Как и другие студенты правых взглядов, Никольский отвергал конституционную монархию, религиозную терпимость, парламентаризм, бюрократизацию и политизацию общества.
Академисты активно поддерживали спорт и гимнастику. Это обусловливалось желанием «физически реконструировать» русскую молодежь во времена «революционного декаданса». Называя спорт «исконно русским» занятием, академисты пропагандировали братство, товарищество и порядок. Все это было вполне в духе западных традиций.
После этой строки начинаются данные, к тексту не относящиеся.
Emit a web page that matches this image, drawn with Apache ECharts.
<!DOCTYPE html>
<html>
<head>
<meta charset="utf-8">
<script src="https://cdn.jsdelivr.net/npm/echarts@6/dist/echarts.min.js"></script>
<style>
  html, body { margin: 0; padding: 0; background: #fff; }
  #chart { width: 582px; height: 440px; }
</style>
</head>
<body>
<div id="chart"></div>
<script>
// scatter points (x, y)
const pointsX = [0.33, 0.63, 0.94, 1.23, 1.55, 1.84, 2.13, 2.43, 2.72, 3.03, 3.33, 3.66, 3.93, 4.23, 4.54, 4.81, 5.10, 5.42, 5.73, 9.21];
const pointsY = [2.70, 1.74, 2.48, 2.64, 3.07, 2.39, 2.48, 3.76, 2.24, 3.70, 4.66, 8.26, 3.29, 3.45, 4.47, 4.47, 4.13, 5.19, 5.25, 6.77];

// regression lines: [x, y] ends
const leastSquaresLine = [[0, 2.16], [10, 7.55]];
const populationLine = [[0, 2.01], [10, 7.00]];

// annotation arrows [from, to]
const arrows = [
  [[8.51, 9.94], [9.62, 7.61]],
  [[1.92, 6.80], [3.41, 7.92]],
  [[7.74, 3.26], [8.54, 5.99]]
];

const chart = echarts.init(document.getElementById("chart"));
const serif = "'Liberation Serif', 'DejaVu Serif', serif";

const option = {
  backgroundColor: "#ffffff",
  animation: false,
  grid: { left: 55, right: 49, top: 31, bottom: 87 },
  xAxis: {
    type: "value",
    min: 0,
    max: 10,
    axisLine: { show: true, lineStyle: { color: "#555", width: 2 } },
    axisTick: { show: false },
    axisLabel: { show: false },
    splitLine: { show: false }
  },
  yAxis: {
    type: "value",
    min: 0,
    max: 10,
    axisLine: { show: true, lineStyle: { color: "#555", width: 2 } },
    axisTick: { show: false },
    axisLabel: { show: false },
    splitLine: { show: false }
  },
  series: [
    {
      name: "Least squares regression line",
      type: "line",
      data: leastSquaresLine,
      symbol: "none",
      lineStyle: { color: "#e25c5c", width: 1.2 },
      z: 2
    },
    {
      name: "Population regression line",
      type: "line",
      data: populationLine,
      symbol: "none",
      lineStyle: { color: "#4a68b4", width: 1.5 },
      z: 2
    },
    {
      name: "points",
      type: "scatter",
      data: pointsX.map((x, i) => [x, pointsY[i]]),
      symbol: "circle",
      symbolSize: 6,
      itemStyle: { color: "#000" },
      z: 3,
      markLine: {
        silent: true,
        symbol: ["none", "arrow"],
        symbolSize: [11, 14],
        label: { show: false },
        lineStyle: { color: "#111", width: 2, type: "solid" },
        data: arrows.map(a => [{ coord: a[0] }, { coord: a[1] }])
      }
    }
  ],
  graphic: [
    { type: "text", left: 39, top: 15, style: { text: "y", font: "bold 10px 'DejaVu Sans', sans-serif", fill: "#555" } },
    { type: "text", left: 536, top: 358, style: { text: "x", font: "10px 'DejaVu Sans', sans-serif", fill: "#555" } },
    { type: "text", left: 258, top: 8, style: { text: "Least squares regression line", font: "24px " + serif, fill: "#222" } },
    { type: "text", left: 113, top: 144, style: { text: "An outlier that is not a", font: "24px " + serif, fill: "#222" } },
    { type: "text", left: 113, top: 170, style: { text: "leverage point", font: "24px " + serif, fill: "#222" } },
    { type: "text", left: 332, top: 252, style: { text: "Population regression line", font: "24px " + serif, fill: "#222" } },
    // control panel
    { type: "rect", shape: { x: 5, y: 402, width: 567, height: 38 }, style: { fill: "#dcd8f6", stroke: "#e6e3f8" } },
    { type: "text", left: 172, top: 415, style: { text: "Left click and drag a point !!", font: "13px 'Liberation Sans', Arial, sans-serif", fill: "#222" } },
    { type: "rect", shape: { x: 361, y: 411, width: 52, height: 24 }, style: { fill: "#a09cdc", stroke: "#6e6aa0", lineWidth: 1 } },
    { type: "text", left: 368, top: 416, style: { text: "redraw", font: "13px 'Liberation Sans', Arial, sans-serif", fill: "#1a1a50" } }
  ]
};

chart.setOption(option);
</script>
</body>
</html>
В Германии, например, с середины XIX века существовало движение Burschenschaften, основанное на такой же идеологии.
И все же академисты во многом были антиевропейцами. Они указывали, что развращающие общество идеи социализма, атеизма и нигилизма идут из Европы, и видели современный им Запад порочным, предавшим традиционные ценности.
В результате наука и спорт послужили основой ультранационалистической идеологии русских студентов, включавшей в себя как традиционные элементы, так и новые идеи. Такой модернизированный патриотизм должен был, по мнению его приверженцев, вывести Россию из кризиса.
Россия для академистов
Некоторые академисты, обеспокоенные университетскими акциями протеста 1905 года, прямо призывали к арестам неблагонадежных, и иногда это приводило к насилию. Так, одесские студенты правых взглядов принимали участие в еврейских погромах.
Банды активистов «Союза русского народа» в Императорском Новороссийском университете держали в страхе других учащихся. Согласно полицейским докладам, активисты срывали лекции и практические занятия, орали «Россия для русских!» и «За Бога, царя и Отечество!», избивали тех, кто пытался помешать им в этом. Уличные демонстрации с иконами, портретами царя и государственными флагами, впрочем, не помогали самодержавию, а только добавляли хлопот.
Единого мнения во власти относительно академистов не было. Одни чиновники считали, что энергию движения можно укротить и использовать во благо. Другие относились к нему с подозрением. Угроза, которую академисты представляли для государства, стала особенно очевидна в канун Первой мировой войны. Наиболее примечательно дело Бейлиса, в ходе которого еврей Менахем Мендель Бейлис был обвинен по инициативе черносотенных активистов в ритуальном убийстве 12-летнего ученика приготовительного класса Киево-Софийского духовного училища Андрея Ющинского.
Этот судебный процесс активно освещали печатные органы академистов. Так, газета «Двуглавый орел» постоянно публиковала рисунки ритуальных убийств, которые якобы совершали евреи, и разжигала ненависть к ним. В циркуляре генерал-губернатора Киева Алексея Гирса от 12 февраля 1912 года, направленном в полицейское управление, говорится, что правые студенческие организации «способны наносить вред обществу» и «апеллируют к интересам недалеких мещан».
* * *
Академисты были частью радикально правого политического спектра, образовавшегося после событий 1905 года. Они соединили поддержку русского самодержавия и православия с новыми идеями, демонстрируя нестабильность патриотического движения на закате Российской империи. Критикуя статус-кво, академисты не были консерваторами и считали, что Россия должна разработать новый курс развития, ведущий к возрождению. Охотно применяя насилие, они внесли свой вклад в уничтожение государства в том виде, в котором оно существовало до революций 1917 года.